Crew members from the U.S. Coast Guard Cutter Hickory pose in the costumes they'll wear this weekend as they turn their ship into a haunted house.
That’s not the wind howling on Homer Spit. It’s the ghosts and goblins that have taken control of the U.S. Coast Guard Cutter Hickory.
Once again the 50-member crew of the Coast Guard cutter is preparing to strike fear into the hearts of trick-or-treaters. This year, however, there are some changes. First, there’s a not-too-scary version of the Haunted Hickory for youngsters and the faint of heart from 6-7 p.m. Friday and Saturday.
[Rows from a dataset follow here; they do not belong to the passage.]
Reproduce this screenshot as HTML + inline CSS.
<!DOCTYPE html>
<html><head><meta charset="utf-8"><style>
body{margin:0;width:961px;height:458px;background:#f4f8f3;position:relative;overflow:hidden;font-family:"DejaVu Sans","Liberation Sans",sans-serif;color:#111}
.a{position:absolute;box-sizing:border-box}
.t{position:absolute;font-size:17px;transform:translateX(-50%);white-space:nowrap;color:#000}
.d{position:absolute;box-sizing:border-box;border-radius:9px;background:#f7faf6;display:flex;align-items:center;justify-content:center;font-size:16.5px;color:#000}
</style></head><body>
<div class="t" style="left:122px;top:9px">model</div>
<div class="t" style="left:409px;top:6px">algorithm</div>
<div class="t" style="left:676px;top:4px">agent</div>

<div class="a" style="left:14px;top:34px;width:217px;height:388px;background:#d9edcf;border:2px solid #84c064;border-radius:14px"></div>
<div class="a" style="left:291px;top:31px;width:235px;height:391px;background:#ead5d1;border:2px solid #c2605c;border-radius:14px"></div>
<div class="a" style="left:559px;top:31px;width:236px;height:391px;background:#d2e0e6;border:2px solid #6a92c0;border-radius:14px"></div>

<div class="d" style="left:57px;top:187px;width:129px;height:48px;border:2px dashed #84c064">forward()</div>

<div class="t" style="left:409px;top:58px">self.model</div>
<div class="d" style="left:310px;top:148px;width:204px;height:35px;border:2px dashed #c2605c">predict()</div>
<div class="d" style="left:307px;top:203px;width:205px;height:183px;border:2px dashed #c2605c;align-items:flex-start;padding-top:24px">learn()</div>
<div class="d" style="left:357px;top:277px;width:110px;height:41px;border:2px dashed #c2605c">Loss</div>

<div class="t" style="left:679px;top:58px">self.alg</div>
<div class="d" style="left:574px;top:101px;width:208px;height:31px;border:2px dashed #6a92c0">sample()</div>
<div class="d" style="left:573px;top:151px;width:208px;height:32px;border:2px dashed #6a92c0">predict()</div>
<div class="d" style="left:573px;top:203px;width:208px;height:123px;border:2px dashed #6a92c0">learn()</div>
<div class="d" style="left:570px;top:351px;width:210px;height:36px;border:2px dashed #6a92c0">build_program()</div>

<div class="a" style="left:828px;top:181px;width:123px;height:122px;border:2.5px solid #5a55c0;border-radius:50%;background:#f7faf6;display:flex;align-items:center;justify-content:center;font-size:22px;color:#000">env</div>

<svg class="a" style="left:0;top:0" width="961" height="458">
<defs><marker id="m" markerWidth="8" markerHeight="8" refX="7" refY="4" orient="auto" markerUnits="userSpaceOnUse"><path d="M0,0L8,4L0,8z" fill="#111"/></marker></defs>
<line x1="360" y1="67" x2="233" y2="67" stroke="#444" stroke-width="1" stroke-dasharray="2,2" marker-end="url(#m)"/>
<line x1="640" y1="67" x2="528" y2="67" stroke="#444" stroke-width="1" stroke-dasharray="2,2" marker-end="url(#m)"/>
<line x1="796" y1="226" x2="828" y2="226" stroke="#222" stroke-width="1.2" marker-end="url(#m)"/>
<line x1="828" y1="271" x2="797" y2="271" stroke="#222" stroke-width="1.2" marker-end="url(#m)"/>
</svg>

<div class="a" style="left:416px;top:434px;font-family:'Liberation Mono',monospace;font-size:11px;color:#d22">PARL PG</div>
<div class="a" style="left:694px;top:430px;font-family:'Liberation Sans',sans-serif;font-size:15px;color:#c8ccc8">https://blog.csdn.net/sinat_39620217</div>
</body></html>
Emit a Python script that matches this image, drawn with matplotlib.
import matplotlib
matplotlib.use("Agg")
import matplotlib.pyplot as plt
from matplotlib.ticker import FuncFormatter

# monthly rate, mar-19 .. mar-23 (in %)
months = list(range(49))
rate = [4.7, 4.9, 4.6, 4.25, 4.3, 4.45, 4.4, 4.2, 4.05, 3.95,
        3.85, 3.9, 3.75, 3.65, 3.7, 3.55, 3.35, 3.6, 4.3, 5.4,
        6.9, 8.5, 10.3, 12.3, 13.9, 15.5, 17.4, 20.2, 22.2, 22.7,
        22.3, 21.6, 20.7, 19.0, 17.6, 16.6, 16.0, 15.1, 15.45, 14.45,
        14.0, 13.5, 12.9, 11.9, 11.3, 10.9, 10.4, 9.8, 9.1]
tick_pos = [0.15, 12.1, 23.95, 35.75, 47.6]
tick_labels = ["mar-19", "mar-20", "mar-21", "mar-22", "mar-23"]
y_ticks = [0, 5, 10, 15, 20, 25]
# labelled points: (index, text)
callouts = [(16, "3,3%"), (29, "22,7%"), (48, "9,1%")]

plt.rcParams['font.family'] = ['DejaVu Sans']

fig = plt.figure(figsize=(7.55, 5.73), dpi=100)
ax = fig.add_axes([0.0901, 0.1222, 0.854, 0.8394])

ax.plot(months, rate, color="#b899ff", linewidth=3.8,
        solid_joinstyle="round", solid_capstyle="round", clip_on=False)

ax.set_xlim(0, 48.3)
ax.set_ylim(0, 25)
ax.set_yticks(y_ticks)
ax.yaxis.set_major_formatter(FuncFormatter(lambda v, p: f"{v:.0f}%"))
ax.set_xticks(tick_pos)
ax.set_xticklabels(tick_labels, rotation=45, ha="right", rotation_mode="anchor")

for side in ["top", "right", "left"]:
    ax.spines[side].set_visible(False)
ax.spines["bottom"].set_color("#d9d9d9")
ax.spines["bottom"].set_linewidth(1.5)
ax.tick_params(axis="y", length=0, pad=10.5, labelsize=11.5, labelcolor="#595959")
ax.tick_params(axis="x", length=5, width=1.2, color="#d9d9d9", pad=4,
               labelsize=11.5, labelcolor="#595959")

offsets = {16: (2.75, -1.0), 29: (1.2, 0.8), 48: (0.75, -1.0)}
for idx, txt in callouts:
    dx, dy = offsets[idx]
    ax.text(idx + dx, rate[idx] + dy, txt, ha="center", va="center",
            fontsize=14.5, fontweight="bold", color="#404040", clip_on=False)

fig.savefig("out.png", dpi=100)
Then, from 7-9 p.m. both days, the crew is “ratcheting it up,” according to Lt. Cmdr. Greg Tlapa.
“The first hour it’s a toned-down version, but the last two hours we target the older kids and parents and anyone into Halloween and wanting to have fun and get scared,” Tlapa said.
After guests board the ship, a guide will lead them in groups of four to six on a route that is twice as long as last year’s event, down into the Hickory’s darkened depths and back again, traversing five decks. What lies in wait along the way is a secret, known only to the crew, who has been fiendishly planning the event since August.
Last week, costumes were being tried on for last-minute adjustments. And a new “de-heading device” built by one of the Hickory’s crew was sitting on the deck, waiting to be hauled aboard the 225-foot buoy tender.
“The crew’s been having fun doing this,” Tlapa said. “It’s going to be fantastic.”
There is no fee for the thrill of being frightened, but a canned food donation is encouraged. Donated items will be given to the Homer Community Food Pantry.
This is Tlapa’s first Halloween aboard the Hickory. He also was involved with haunted Coast Guard cutters in Michigan and in Alabama, where, he said, the ship was host to 3,000 guests. This is Command Chief Chuck Anderson’s second Halloween aboard the Hickory, but, like Tlapa, he participated in a similar event at a former assignment.
The Haunted Hickory is one of several ways that the Coast Guard is involved in the Homer community. Individuals work with the Boys and Girls Club, Share the Spirit and several of the men and women stationed aboard the Hickory are “bigs” with Big Brothers/Big Sisters. Local troops of Boy and Girl Scouts visit the ship, as do school classes.
Ship personnel also collect cell phones for Haven House and eyeglasses that are donated to the Lion’s Club.
“When new crew comes onboard, we encourage them to get out and meet families,” said Anderson, adding, with a laugh, that the Haunted Hickory is a unique way to get to know neighbors, including thrill-seekers from as far away as the central Kenai Peninsula that pay a visit to the ship for this annual haunting. “Once they do one of these events, they’re hooked and they love it. ... Come at your own risk.”
“This is a lot bigger and better than last year,” Tlapa said, with a sparkle in his eyes. “It’s gonna be good.”